INPUT:

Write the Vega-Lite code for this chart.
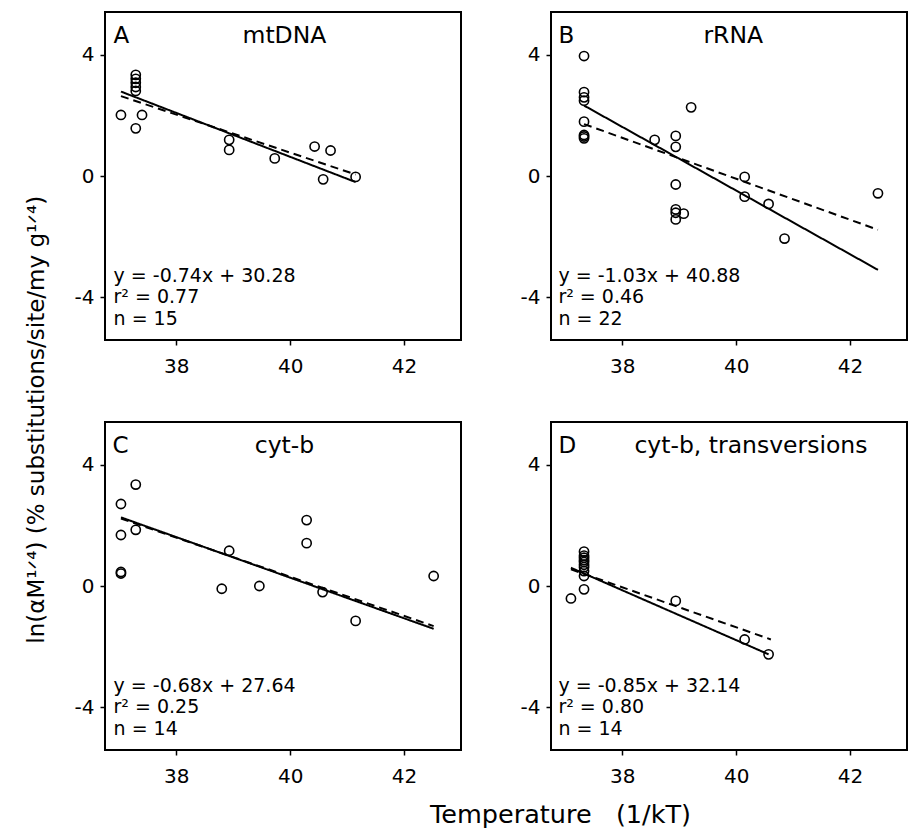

--

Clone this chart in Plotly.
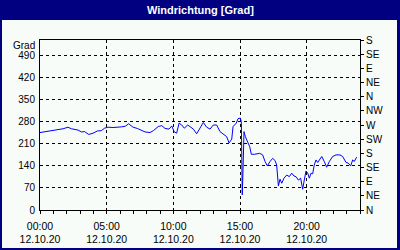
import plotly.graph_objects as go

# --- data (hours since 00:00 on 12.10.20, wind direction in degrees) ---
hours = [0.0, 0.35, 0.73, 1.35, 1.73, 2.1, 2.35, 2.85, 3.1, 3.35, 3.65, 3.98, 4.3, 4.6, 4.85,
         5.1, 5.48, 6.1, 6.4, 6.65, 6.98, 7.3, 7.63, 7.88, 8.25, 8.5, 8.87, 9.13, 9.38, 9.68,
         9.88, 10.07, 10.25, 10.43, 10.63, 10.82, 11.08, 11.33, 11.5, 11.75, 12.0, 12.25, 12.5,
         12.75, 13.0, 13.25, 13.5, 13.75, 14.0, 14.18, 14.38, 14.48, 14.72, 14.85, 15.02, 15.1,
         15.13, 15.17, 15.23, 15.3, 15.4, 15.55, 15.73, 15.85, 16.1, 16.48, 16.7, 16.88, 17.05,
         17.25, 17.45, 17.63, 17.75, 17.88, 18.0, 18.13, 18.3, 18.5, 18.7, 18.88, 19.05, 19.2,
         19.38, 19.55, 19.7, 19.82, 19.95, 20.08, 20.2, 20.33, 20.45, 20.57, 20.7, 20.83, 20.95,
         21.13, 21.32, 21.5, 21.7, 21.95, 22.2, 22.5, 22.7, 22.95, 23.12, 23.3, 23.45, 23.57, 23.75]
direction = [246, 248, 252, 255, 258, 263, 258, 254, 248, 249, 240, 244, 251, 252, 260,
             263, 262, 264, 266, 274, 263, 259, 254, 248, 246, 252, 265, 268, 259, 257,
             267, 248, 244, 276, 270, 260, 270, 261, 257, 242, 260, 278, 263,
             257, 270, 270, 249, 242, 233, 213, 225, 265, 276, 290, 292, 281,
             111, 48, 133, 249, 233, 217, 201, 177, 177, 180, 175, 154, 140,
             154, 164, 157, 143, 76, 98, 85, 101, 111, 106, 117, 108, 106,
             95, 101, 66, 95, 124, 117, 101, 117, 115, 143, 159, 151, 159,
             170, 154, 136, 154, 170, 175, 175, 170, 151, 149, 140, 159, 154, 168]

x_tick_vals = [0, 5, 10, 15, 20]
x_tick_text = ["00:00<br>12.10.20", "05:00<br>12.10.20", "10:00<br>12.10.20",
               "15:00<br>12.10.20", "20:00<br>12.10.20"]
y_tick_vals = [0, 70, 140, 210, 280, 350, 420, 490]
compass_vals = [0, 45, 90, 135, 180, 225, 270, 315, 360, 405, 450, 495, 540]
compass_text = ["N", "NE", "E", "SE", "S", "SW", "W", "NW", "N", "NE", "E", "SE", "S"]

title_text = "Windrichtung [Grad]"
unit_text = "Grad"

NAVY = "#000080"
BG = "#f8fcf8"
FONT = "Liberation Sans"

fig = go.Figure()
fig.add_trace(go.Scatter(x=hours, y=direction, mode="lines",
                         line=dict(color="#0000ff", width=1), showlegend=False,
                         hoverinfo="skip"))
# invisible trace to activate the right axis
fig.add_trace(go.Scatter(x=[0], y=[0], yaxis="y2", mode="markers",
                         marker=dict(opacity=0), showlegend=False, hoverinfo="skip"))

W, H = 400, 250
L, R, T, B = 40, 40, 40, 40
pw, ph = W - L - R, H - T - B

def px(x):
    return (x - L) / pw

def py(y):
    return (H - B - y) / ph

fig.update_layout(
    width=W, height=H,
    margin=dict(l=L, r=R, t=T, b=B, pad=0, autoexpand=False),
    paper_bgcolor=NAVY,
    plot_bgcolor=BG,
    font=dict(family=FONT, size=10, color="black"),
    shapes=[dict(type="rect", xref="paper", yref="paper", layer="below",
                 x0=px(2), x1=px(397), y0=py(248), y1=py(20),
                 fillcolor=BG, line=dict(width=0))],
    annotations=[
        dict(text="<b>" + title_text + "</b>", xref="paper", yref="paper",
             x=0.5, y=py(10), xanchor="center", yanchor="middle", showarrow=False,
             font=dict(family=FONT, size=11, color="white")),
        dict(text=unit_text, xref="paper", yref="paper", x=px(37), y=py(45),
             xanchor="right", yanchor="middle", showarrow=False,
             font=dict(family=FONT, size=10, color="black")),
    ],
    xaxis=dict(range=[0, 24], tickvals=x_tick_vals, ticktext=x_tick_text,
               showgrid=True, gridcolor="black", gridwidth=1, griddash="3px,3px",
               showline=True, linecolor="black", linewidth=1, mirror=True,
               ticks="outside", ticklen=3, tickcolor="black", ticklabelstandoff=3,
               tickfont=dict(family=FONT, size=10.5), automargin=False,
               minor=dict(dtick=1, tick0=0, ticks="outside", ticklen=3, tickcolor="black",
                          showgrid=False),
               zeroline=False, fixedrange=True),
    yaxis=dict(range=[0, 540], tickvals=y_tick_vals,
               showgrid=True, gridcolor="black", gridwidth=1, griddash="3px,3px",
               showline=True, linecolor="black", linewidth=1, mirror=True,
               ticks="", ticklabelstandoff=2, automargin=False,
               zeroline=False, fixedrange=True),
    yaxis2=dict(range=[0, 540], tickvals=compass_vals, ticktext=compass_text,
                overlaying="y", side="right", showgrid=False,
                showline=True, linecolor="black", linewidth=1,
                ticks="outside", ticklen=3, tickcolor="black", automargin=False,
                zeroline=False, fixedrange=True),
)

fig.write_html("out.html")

EXERCISE DESCRIPTION: Omit all pictures, and reproduce exactly the lines from the one holding "Clone this chart in Plotly." through the one holding "import plotly.graph_objects as go", both included.

OUTPUT BELOW:
Clone this chart in Plotly.
import plotly.graph_objects as go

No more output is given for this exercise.